É possível que, a esta altura, ninguém seja capaz de dizer o que exatamente o Congresso está aprovando como nova regra para os portos brasileiros. A medida provisória 595 foi editada pelo governo sob a justificativa de buscar a modernização do setor, mas o mais provável é que, a esta altura, as boas intenções tenham sido jogadas ao mar durante a tramitação. Quiçá terá sobrado um monstrengo.
A MP chegou ao Congresso em dezembro do ano passado. Pelas normas regimentais vigentes, se não for votada até hoje, quinta-feira, o texto perderá validade. Com isso, a discussão teria que ser reiniciada. Diante da balbúrdia que cercou o encaminhamento e a tramitação da proposta, a caducidade seria o melhor que poderia acontecer. O ideal é começar do zero.
Até esta manhã, o texto final da MP ainda não havia sido aprovado pela Câmara. A votação em plenário vem sendo feita desde a última segunda-feira, em turnos que ultrapassam 20 horas de votação. Zonzos, os parlamentares são incapazes de dizer o que, afinal, estão aprovando ou rejeitando. Qualquer um seria.
Concluída a votação na Câmara, o texto que modifica todo o arcabouço legal que rege os portos do Brasil passará a ser apreciado, discutido e votado no plenário do Senado. Menos de 12 horas é o prazo que os senadores terão para tanto. Quem, em qualquer atividade, tomaria, em sã consciência, decisões desta envergadura submetido a tais condições?
Para comprometer ainda mais a qualidade da discussão, os debates – se é que podem ser chamados assim – ocorridos durante a tramitação da MP foram recheados de acusações cabeludas, levantando suspeitas pesadas sobre os interesses envolvidos no assunto. Às vezes são tão complexos que é precisodesenhá-los.
Conflitos desta natureza sempre existirão em matéria legislativa, mas aprovar uma regra que se pretende duradoura para um segmento tão crucial para o futuro do país sem investigar se as denúncias procedem ou não é agir de forma muito temerária. Quando não há sequer a convicção sobre o mérito das mudanças apreciadas, proceder desta maneira beira a irresponsabilidade.
Pelos portos, passam 90% das cargas exportadas e importadas pelo Brasil. Desnecessário dizer como eles são fundamentais para impedir que o país sufoque de vez, asfixiado por uma logística em frangalhos. A capacidade de movimentação dos terminais – 370 milhões de toneladas atualmente – já ultrapassou todos os seus limites. Precisaria mais que isso para justificar atenção especial do governo ao assunto?

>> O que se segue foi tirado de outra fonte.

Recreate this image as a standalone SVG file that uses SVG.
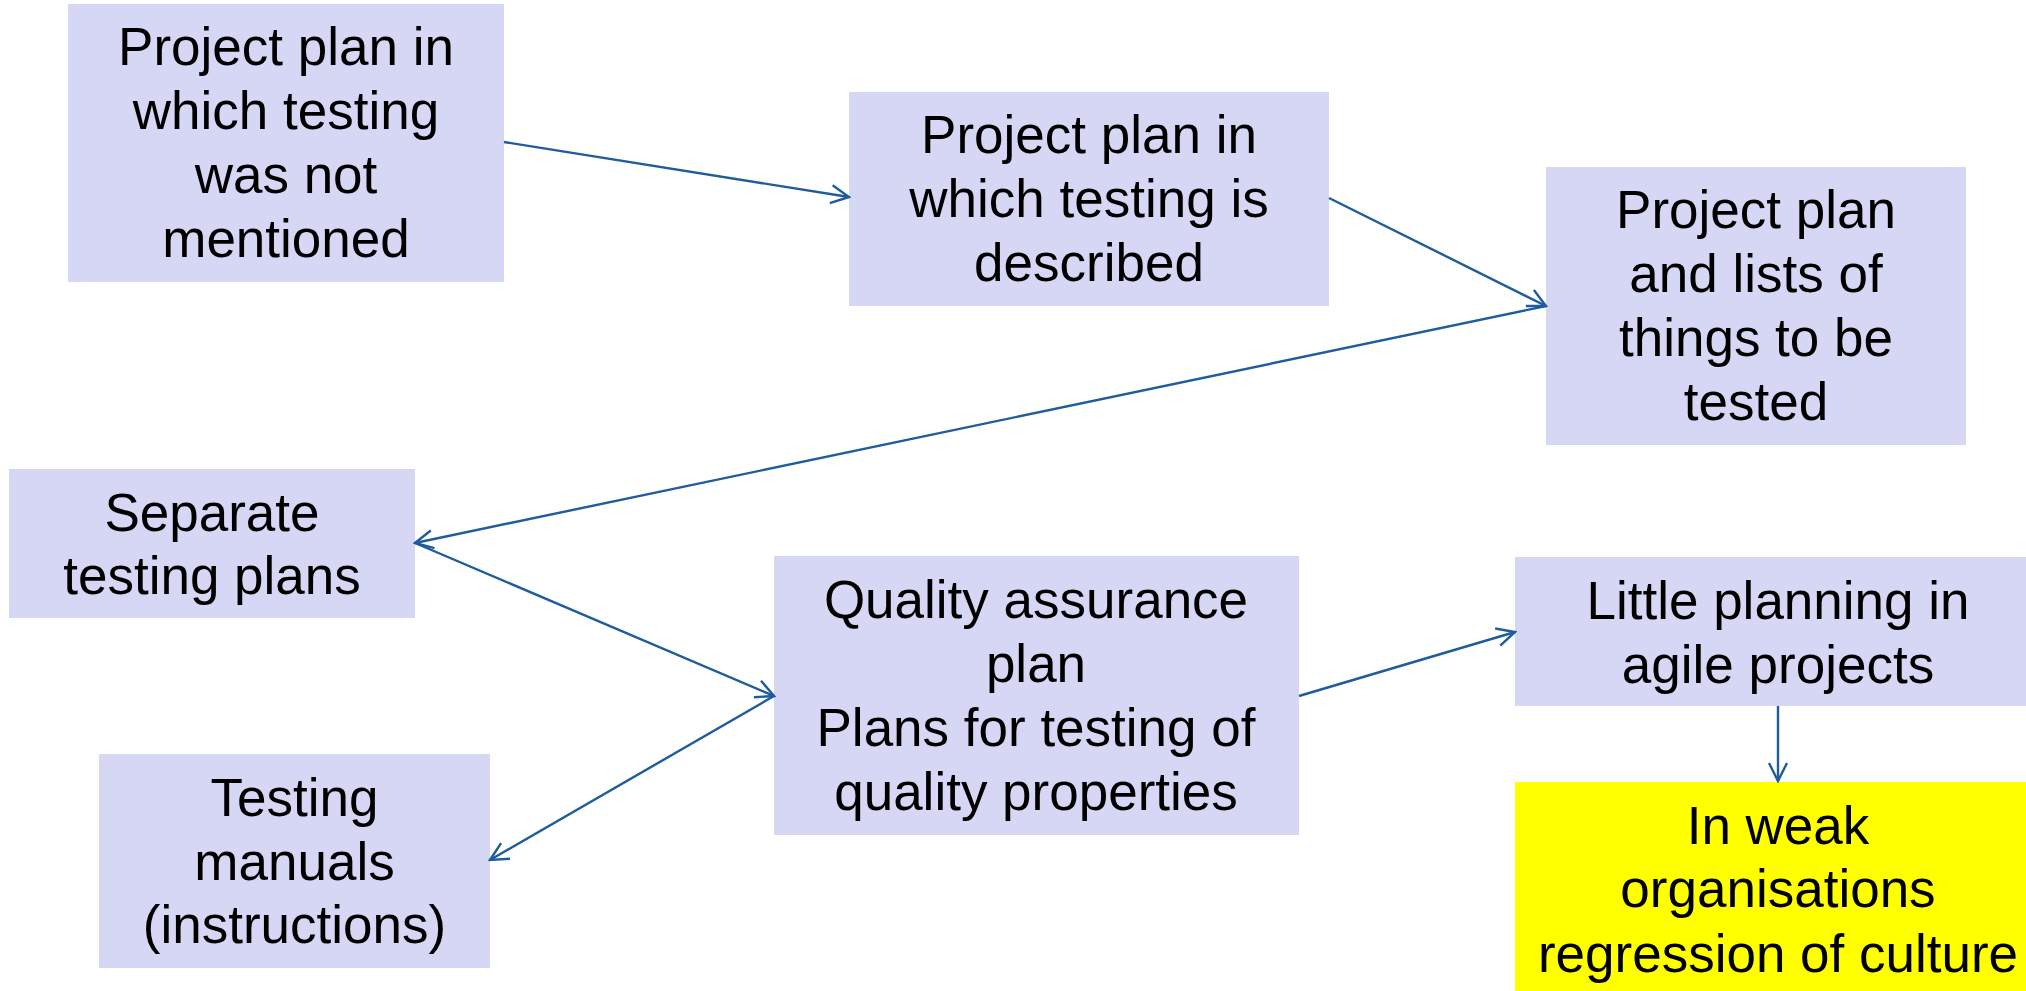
<svg xmlns="http://www.w3.org/2000/svg" width="2026" height="991" viewBox="0 0 2026 991">
<defs>
<style>
.box{fill:#D6D7F4}
.hi{fill:#FFFF00}
text{font-family:"Liberation Sans",Arial,sans-serif;font-size:53px;fill:#000;text-anchor:middle}
.c{stroke:#1F5C9C;stroke-width:2.4;fill:none}
</style>
<marker id="ah" viewBox="0 0 22 22" refX="20" refY="11" markerWidth="22" markerHeight="22" markerUnits="userSpaceOnUse" orient="auto">
<path d="M2,2 L20,11 L2,20" fill="none" stroke="#1F5C9C" stroke-width="2.4"/>
</marker>
</defs>
<rect width="2026" height="991" fill="#fff"/>
<g id="n1"><rect class="box" x="68" y="4" width="436" height="278"/>
<text x="286" y="65">Project plan in</text><text x="286" y="129">which testing</text><text x="286" y="193">was not</text><text x="286" y="257">mentioned</text></g>
<g id="n2"><rect class="box" x="849" y="92" width="480" height="214"/>
<text x="1089" y="153">Project plan in</text><text x="1089" y="217">which testing is</text><text x="1089" y="281">described</text></g>
<g id="n3"><rect class="box" x="1546" y="167" width="420" height="278"/>
<text x="1756" y="228">Project plan</text><text x="1756" y="292">and lists of</text><text x="1756" y="356">things to be</text><text x="1756" y="420">tested</text></g>
<g id="n4"><rect class="box" x="9" y="469" width="406" height="149"/>
<text x="212" y="531">Separate</text><text x="212" y="594">testing plans</text></g>
<g id="n5"><rect class="box" x="774" y="556" width="525" height="279"/>
<text x="1036" y="618">Quality assurance</text><text x="1036" y="682">plan</text><text x="1036" y="746">Plans for testing of</text><text x="1036" y="810">quality properties</text></g>
<g id="n6"><rect class="box" x="99" y="754" width="391" height="214"/>
<text x="294.5" y="816">Testing</text><text x="294.5" y="880">manuals</text><text x="294.5" y="943">(instructions)</text></g>
<g id="n7"><rect class="box" x="1515" y="557" width="530" height="149"/>
<text x="1778" y="619">Little planning in</text><text x="1778" y="683">agile projects</text></g>
<g id="n8"><rect class="hi" x="1515" y="782" width="530" height="220"/>
<text x="1778" y="844">In weak</text><text x="1778" y="907">organisations</text><text x="1778" y="972">regression of culture</text></g>
<g id="connectors">
<line class="c" x1="504" y1="142" x2="849" y2="197" marker-end="url(#ah)"/>
<line class="c" x1="1329" y1="198" x2="1546" y2="306" marker-end="url(#ah)"/>
<line class="c" x1="1546" y1="306" x2="415" y2="543" marker-end="url(#ah)"/>
<line class="c" x1="415" y1="543" x2="774" y2="696" marker-end="url(#ah)"/>
<line class="c" x1="774" y1="696" x2="490" y2="860" marker-end="url(#ah)"/>
<line class="c" x1="1299" y1="696" x2="1515" y2="632" marker-end="url(#ah)"/>
<line class="c" x1="1778" y1="706" x2="1778" y2="781" marker-end="url(#ah)"/>
</g>
</svg>
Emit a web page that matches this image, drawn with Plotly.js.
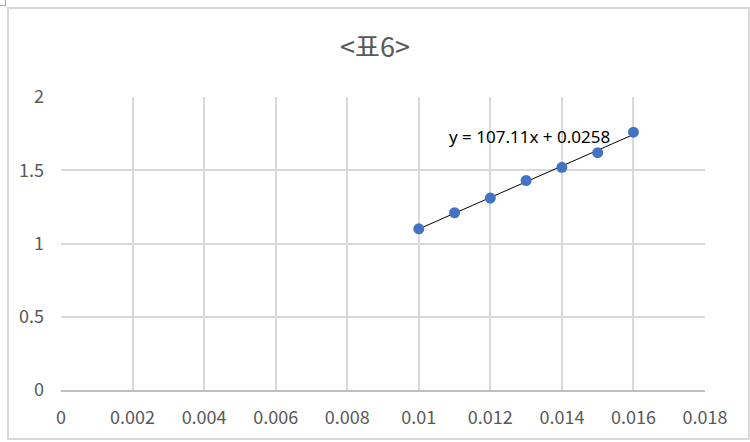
<!DOCTYPE html>
<html>
<head>
<meta charset="utf-8">
<script src="https://cdn.plot.ly/plotly-3.0.1.min.js"></script>
<style>
html,body{margin:0;padding:0;background:#fff;}
#chart{width:750px;height:442px;position:relative;}
#frame{position:absolute;left:7px;top:7px;width:739px;height:429px;border:2px solid #d9d9d9;pointer-events:none;}
#corner{position:absolute;left:0;top:0;width:5px;height:5px;border-right:1px solid #a6a6a6;border-bottom:1px solid #a6a6a6;pointer-events:none;}
</style>
</head>
<body>
<div id="chart"></div>
<div id="frame"></div>
<div id="corner"></div>
<script>
const chartTitle = "<표6>";
const xValues = [0.010, 0.011, 0.012, 0.013, 0.014, 0.015, 0.016];
const yValues = [1.10, 1.21, 1.31, 1.43, 1.52, 1.62, 1.76];
const equationLabel = "y = 107.11x + 0.0258";
const xTicks = [0, 0.002, 0.004, 0.006, 0.008, 0.01, 0.012, 0.014, 0.016, 0.018];
const yTicks = [0, 0.5, 1, 1.5, 2];

// least-squares trendline from the data
const n = xValues.length;
const mx = xValues.reduce((a,b)=>a+b,0)/n;
const my = yValues.reduce((a,b)=>a+b,0)/n;
let sxy=0, sxx=0;
for(let i=0;i<n;i++){sxy+=(xValues[i]-mx)*(yValues[i]-my);sxx+=(xValues[i]-mx)**2;}
const slope = sxy/sxx, intercept = my - slope*mx;
const xLine = [xValues[0], xValues[n-1]];
const yLine = xLine.map(x=>slope*x+intercept);

const font = "'Noto Sans CJK KR', 'Noto Sans', sans-serif";
const traces = [
  {x: xLine, y: yLine, mode: 'lines', line:{color:'#000', width:1}, hoverinfo:'skip', showlegend:false},
  {x: xValues, y: yValues, mode: 'markers', marker:{color:'#4472C4', size:11}, showlegend:false}
];
const layout = {
  width: 750, height: 442,
  margin: {l:61, r:45, t:97, b:52},
  paper_bgcolor:'#fff', plot_bgcolor:'#fff',
  title: {text: chartTitle, x:0.5, xanchor:'center', y:0.893, yanchor:'middle',
          font:{family:font, size:27, color:'#595959'}},
  xaxis: {range:[0,0.018], tickvals:xTicks, ticktext:xTicks.map(String), showgrid:true, gridcolor:'#d9d9d9', gridwidth:2,
          zeroline:false, showline:true, linecolor:'#bfbfbf', linewidth:2, ticks:'', ticklabelstandoff:10,
          tickfont:{family:font, size:18, color:'#595959'}, fixedrange:true},
  yaxis: {range:[0,2], tickvals:yTicks, ticktext:yTicks.map(String), showgrid:true, gridcolor:'#d9d9d9', gridwidth:2,
          zeroline:false, showline:false, ticks:'', ticklabelstandoff:16,
          tickfont:{family:font, size:18, color:'#595959'}, fixedrange:true},
  annotations: [{x:0.01079, y:1.727, xref:'x', yref:'y', text:equationLabel, showarrow:false,
                 xanchor:'left', yanchor:'middle', font:{family:"'Noto Sans', sans-serif", size:17, color:'#000'}}]
};
Plotly.newPlot('chart', traces, layout, {displayModeBar:false, staticPlot:true});
</script>
</body>
</html>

A mudança nos portos demandaria um arcabouço legal com a consistência de uma reforma estrutural, em formato de projeto de lei a ser exaustivamente discutido e aperfeiçoado no Congresso. Seria a forma de assegurar que a sociedade, especialistas e todos os setores afetados fossem efetivamente ouvidos e a melhor solução, alcançada.
Foi assim em 1993, quando o governo Itamar Franco aprovou a lei que atualmente rege o setor. O que lá atrás demandou três anos de discussões, o governo quis agora resolver em cinco meses. E ameaça, se for derrotado no Congresso, vetar o que bem lhe aprouver e alterar tudo depois por meio de decretos e regulamentos.
A situação da nossa infraestrutura ficou mais delicada nestes 20 anos, a logística passou a demandar soluções cada vez mais complexas, o país cresceu. Mas o governo petista parece ter achado que bastava ligar o seu trator e passá-lo sobre o Congresso para superar os desafios.
Talvez o governo Dilma aja desta maneira na ânsia de recuperar o tempo perdido pela resistência dogmática dela e do PT à maior participação privada nos investimentos de que o país necessita. Talvez seja por mera incompetência mesmo. O mais provável é que a razão seja uma mistura das duas coisas.
Avançamos para completar o 11° ano de gestão petista e o terceiro do governo da presidente. Mas os problemas do país continuam a ser enfrentados na base do improviso, na undécima hora, numa eterna corrida contra o tempo e embalados em tenebrosas negociações. Este espetáculo mambembe e aterrorizante só produz monstros e assombrações.